Different School, Different Standards
Not in micro-schools. Being small means that we can have multiple ages in one group. And we can group students based on ability, interest, or any other characteristic we deem important. At times, we pair students of different ages so that we can create a mentor-mentee relationship. Why is it a benefit to create multi-age classrooms? Let’s look at three reasons.
We know that students become disengaged when they are bored. Is it any surprise that a Gallup poll finds that students become increasingly disengaged as they progress in grade levels and find that 50% of adolescents feel disengaged?
A teacher in a large traditional school may have to teach 30 students at once. In a middle or high school, teachers may have to teach up to five groups of 30 a day. Lectures and textbook work are two common ways to manage such a large number of students. Unfortunately, most students find this style of learning boring. In our YouTube, short-attention-span, modern society, kids are used to jumping from topic to topic and only focusing for ten minutes (or less!). Some can focus longer if the topic is of great interest or there is a reward to staying focused.
- Mastery Learning.
We live in a society in which mastery comes after practice and there are many systems in place–laws, even–that require one to prove their abilities before moving forward. Take driving, for example. We don’t give teens and adults a driver’s license until they pass a written test and a practical driving test. The amount of time it takes to pass both tests can vary greatly. Mastery learning is of critical importance. It should be foundational in ALL learning.

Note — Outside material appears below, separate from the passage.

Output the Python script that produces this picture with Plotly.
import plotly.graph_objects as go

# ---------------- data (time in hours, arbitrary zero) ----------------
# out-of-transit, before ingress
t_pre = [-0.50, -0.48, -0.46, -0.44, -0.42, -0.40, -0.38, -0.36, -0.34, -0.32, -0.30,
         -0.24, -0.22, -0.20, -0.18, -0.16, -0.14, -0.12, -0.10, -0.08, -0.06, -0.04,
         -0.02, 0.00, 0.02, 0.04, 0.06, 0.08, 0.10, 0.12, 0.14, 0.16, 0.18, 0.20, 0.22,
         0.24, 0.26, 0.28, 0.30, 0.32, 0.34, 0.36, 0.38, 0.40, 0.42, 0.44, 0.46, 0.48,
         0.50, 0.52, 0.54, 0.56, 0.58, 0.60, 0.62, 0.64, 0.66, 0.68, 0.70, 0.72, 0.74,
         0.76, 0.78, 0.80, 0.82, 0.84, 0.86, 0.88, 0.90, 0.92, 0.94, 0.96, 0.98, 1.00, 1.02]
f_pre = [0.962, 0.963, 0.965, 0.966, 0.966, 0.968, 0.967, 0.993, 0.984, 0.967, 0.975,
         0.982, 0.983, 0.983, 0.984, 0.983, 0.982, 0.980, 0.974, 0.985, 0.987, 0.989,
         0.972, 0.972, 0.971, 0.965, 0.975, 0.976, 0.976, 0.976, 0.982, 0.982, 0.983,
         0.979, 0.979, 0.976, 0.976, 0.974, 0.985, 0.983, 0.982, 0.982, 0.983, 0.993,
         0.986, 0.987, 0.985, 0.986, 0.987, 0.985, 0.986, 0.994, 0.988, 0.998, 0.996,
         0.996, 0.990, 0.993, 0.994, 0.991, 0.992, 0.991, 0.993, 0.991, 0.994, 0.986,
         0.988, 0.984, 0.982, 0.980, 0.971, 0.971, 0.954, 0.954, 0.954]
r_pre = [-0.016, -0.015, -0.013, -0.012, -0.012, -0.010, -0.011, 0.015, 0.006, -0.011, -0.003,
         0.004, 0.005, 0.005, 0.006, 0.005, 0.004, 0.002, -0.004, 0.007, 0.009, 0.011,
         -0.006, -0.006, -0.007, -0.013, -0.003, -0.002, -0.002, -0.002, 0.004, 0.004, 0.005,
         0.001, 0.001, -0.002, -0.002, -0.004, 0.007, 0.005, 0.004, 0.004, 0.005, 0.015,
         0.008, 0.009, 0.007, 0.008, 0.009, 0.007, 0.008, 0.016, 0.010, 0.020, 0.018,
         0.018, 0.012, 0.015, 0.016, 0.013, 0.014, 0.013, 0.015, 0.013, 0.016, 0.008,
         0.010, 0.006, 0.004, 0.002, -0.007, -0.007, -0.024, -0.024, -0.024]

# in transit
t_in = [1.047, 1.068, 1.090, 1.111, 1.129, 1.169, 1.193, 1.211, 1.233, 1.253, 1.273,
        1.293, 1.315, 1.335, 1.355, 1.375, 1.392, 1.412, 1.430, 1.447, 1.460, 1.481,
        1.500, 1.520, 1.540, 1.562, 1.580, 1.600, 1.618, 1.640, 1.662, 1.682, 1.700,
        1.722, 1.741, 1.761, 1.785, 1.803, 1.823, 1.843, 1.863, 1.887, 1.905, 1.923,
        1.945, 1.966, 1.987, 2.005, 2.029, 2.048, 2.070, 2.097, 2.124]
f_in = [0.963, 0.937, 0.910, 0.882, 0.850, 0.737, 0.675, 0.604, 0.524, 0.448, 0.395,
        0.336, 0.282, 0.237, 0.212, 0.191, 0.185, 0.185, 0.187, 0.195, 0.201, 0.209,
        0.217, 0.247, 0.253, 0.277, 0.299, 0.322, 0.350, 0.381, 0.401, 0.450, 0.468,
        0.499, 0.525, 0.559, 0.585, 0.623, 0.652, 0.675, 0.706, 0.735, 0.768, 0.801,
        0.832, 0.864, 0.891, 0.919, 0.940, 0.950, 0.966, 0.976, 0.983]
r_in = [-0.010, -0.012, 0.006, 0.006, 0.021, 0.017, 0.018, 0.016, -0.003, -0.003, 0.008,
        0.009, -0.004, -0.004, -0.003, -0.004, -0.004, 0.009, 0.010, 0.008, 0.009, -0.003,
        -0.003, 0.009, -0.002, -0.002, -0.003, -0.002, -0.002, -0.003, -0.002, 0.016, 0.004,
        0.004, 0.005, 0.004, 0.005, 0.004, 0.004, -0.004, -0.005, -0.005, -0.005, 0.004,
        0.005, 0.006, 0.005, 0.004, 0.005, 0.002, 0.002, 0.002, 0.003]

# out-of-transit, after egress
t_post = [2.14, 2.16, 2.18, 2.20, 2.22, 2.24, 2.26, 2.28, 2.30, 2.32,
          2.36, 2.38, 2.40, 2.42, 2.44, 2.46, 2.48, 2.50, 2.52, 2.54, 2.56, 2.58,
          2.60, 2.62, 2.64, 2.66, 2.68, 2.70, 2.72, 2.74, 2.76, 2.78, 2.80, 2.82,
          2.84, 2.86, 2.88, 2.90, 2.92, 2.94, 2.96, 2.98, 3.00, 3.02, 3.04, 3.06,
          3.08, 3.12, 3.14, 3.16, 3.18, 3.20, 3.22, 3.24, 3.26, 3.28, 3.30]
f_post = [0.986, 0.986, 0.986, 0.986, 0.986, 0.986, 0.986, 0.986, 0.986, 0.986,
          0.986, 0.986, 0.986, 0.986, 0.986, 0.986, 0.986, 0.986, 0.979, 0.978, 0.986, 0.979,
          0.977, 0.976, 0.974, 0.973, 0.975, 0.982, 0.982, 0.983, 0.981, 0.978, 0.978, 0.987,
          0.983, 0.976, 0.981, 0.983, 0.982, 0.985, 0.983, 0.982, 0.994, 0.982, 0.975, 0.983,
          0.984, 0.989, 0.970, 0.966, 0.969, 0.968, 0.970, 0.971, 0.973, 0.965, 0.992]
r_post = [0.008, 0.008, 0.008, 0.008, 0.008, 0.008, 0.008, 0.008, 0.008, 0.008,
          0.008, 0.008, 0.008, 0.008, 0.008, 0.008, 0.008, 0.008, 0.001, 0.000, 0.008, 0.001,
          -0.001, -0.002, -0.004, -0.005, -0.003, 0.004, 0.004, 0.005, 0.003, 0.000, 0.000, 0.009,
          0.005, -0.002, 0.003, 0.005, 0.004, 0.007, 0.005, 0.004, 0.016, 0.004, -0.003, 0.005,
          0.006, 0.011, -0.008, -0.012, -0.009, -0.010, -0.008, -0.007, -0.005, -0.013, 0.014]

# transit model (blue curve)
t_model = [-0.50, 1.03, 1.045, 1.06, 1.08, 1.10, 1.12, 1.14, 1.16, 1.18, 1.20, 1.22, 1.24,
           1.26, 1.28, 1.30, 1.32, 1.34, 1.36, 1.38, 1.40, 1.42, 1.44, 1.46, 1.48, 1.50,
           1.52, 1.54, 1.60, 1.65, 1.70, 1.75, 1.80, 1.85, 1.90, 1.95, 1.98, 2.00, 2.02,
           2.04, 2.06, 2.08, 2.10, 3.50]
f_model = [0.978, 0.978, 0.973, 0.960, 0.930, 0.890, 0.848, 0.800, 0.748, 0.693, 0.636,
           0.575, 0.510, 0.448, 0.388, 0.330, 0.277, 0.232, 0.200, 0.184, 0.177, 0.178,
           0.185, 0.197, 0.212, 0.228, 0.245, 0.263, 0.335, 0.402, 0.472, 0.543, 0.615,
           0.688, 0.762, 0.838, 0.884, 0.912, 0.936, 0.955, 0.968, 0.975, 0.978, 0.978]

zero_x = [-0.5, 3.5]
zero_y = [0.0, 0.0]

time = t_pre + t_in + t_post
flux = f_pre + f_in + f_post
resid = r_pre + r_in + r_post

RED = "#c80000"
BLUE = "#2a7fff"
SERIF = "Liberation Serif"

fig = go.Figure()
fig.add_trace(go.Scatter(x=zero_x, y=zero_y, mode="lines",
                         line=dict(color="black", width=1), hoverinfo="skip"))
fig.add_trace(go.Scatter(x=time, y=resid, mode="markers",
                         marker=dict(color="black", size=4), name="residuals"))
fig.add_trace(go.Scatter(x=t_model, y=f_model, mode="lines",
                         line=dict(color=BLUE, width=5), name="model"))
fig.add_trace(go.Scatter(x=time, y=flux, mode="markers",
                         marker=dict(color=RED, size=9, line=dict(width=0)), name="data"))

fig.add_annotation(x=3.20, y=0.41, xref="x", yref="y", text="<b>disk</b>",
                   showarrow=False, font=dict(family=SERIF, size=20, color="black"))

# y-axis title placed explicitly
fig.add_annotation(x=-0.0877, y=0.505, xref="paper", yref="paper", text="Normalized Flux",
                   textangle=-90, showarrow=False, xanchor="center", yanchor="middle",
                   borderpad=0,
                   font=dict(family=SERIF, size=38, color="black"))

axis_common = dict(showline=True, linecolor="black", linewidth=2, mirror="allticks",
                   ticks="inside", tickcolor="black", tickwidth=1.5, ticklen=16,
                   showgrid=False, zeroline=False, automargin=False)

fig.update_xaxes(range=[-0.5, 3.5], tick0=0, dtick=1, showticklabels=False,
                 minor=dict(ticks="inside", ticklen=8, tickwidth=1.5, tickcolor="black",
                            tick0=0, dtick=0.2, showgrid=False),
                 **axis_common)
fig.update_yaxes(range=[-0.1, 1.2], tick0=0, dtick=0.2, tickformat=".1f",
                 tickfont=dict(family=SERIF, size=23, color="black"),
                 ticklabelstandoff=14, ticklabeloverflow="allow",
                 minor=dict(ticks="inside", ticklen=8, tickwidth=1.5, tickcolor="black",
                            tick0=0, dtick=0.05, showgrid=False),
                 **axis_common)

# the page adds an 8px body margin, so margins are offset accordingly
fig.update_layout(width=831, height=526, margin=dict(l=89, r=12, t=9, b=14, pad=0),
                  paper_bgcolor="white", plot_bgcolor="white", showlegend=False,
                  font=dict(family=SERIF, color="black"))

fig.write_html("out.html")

A student should receive a pre-test and if they demonstrate mastery, be able to move on or engage in enrichment activities. At the end of a unit, if a student does not demonstrate mastery (usually considered 80% or higher), they should have a chance to keep learning before they move on. In a micro-school, it is possible to personalize the learning so that each student is working at their own pace of mastery. We don’t have any of our “drivers out on the freeway” before they demonstrate mastery!

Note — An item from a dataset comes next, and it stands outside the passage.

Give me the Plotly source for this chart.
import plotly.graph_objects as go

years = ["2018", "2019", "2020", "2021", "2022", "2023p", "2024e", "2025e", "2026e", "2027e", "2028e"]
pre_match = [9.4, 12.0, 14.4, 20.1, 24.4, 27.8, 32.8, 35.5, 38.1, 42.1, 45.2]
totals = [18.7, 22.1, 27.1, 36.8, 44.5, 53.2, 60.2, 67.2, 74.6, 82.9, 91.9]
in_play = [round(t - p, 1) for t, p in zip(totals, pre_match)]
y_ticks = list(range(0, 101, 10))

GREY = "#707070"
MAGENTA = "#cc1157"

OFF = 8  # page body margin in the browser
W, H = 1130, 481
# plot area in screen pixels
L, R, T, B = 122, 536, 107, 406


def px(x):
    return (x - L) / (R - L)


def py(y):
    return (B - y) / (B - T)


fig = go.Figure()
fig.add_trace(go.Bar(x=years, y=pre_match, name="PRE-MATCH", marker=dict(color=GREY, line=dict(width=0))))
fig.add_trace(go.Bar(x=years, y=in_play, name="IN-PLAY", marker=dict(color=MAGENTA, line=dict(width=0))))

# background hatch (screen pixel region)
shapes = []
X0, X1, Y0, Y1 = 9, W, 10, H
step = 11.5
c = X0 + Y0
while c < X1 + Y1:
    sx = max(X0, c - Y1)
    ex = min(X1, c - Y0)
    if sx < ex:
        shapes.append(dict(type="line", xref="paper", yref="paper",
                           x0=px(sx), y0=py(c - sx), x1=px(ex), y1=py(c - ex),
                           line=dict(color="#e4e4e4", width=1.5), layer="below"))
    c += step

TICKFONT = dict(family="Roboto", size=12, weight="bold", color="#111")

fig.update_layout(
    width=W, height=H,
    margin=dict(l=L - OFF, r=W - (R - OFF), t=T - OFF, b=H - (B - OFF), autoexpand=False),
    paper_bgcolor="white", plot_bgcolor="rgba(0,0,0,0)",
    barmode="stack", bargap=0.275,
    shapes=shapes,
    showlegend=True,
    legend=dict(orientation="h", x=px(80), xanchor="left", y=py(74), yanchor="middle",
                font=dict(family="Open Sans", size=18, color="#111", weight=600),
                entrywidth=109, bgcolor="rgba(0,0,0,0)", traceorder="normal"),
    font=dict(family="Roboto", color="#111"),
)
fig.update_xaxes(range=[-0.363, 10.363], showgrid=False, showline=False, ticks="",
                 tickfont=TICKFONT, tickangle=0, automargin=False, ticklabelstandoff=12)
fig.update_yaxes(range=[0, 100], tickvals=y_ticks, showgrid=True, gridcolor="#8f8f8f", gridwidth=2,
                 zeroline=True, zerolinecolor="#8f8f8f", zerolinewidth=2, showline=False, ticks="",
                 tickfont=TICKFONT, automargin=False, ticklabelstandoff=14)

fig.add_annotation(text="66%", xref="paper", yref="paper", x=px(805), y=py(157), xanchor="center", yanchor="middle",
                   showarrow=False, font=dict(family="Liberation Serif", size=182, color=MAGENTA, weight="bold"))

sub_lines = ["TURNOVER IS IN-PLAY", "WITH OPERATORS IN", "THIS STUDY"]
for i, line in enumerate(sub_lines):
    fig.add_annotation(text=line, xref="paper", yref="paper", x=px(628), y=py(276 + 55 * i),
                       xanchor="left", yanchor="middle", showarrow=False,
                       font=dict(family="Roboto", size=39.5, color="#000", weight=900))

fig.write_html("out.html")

- Student Voice. Student Choice.
We know that when we have a voice and a choice, we are more likely to participate willingly and learn. When we are not pressured by external standardized tests over rote content, we have time to create ways for students to have agency. Not only does this allow students to pursue their own interests, but it allows students to learn from each other and explore new topics. It’s exciting to see students share interests.
One phenomenon we saw in my own micro-school, LEADPrep Academy, last winter was middle school boys learning to knit and crochet. Who knew?!

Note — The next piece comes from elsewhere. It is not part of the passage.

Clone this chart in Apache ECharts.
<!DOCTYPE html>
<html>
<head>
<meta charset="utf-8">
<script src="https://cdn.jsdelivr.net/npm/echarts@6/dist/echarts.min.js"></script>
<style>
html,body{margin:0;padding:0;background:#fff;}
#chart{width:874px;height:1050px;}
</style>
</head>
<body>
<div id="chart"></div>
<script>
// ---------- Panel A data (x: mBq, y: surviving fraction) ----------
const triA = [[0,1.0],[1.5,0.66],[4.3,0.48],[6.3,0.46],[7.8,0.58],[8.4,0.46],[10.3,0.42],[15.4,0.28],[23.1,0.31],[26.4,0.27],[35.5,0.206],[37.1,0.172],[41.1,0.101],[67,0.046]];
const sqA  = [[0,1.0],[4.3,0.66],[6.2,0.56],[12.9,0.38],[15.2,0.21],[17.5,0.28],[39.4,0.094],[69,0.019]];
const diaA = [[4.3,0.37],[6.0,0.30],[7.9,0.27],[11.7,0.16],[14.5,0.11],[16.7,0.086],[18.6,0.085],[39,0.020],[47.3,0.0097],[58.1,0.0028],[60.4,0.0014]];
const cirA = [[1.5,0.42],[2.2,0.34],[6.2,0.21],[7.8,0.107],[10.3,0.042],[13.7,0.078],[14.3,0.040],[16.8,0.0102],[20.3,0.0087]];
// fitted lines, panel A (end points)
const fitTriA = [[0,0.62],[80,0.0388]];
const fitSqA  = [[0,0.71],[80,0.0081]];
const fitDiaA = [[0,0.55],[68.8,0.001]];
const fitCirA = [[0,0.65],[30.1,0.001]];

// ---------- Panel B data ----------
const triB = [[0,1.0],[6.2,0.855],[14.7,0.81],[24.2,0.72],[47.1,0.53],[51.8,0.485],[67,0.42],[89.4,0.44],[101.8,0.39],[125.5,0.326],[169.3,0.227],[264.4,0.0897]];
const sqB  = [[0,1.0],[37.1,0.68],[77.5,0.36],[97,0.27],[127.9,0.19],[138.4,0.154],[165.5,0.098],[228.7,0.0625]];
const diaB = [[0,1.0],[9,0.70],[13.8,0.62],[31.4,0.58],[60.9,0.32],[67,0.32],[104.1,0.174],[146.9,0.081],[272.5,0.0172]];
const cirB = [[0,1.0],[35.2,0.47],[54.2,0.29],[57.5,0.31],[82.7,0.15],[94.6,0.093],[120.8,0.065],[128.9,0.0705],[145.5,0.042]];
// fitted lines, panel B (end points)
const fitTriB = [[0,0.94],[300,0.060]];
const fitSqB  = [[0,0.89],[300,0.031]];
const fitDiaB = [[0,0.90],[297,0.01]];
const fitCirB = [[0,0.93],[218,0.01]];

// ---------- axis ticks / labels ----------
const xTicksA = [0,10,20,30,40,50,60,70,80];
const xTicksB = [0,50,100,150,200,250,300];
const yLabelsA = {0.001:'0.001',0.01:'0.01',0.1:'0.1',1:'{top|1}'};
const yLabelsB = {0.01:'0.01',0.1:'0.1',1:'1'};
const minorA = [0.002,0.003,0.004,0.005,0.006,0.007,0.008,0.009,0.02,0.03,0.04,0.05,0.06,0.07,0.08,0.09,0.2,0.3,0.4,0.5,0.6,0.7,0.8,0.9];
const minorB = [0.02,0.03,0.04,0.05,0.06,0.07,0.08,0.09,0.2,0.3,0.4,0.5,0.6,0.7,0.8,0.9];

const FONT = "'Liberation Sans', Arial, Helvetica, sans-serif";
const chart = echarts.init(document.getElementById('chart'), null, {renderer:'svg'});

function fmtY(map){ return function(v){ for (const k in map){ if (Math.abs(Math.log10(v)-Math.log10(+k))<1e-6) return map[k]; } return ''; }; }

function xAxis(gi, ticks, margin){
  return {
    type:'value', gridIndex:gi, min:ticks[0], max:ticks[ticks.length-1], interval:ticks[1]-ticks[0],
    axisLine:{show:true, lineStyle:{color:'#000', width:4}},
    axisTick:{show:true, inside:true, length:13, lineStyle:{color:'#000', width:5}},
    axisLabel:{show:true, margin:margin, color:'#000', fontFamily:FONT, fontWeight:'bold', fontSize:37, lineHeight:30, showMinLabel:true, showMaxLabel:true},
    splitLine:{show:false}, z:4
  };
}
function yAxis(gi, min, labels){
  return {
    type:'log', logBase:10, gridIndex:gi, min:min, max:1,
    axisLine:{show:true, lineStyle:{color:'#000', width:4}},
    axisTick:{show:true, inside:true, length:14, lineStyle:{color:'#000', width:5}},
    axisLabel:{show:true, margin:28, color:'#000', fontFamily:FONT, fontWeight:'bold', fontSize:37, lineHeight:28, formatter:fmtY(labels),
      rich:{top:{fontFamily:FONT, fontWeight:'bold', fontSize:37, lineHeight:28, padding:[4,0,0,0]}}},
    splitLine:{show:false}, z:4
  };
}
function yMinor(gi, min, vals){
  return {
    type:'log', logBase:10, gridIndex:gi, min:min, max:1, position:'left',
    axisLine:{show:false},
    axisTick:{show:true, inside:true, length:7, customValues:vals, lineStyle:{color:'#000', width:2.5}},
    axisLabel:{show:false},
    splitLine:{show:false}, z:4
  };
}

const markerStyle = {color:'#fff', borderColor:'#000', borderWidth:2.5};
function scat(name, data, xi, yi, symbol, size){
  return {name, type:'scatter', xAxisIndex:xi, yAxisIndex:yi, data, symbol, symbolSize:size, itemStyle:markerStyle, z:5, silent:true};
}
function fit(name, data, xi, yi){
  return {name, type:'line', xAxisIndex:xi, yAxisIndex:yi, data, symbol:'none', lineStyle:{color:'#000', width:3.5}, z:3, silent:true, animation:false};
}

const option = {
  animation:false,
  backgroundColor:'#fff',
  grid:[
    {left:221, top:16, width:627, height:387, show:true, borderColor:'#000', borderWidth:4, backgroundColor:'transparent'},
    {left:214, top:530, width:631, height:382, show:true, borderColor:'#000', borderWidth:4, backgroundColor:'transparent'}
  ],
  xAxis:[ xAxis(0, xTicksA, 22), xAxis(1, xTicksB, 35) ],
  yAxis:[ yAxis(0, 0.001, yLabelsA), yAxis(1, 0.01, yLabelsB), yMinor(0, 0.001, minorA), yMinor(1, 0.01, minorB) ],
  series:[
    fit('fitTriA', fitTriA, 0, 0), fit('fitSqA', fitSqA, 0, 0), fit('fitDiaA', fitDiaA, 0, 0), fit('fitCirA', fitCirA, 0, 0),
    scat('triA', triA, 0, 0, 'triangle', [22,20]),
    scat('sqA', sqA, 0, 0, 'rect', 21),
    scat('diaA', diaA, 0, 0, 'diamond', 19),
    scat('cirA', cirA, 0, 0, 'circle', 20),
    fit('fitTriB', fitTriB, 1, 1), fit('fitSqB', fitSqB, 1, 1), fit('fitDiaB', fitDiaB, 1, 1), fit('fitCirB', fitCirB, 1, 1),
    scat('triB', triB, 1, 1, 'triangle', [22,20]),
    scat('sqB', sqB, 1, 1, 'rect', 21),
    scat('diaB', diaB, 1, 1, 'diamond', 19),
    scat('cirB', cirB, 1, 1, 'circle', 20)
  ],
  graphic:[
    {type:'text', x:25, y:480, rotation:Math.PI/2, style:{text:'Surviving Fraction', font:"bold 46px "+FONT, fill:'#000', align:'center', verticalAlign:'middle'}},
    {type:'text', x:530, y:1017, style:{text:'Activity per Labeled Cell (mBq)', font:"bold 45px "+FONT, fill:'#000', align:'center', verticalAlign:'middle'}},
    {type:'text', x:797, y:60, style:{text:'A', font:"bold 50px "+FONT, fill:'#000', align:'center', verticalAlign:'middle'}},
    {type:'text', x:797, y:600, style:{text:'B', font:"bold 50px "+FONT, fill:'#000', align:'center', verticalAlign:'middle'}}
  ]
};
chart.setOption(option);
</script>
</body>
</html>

These are just three of the many benefits of a multi-age classroom. And micro-schools, with their flexibility, are a natural place for multi-age classrooms!
Changing with the Times
As we move forward into the future, we must prepare to adapt to changing times. We must also prepare to develop the adults and leaders we want to see navigating the world we live in. While traditional structures may work for some schools, we have a different take on things in micro-schools. Multi-age classrooms are our norm and we’ve seen the benefits. There is no right or wrong take on this approach, but we are adapting and evolving to meet the needs of today for the future.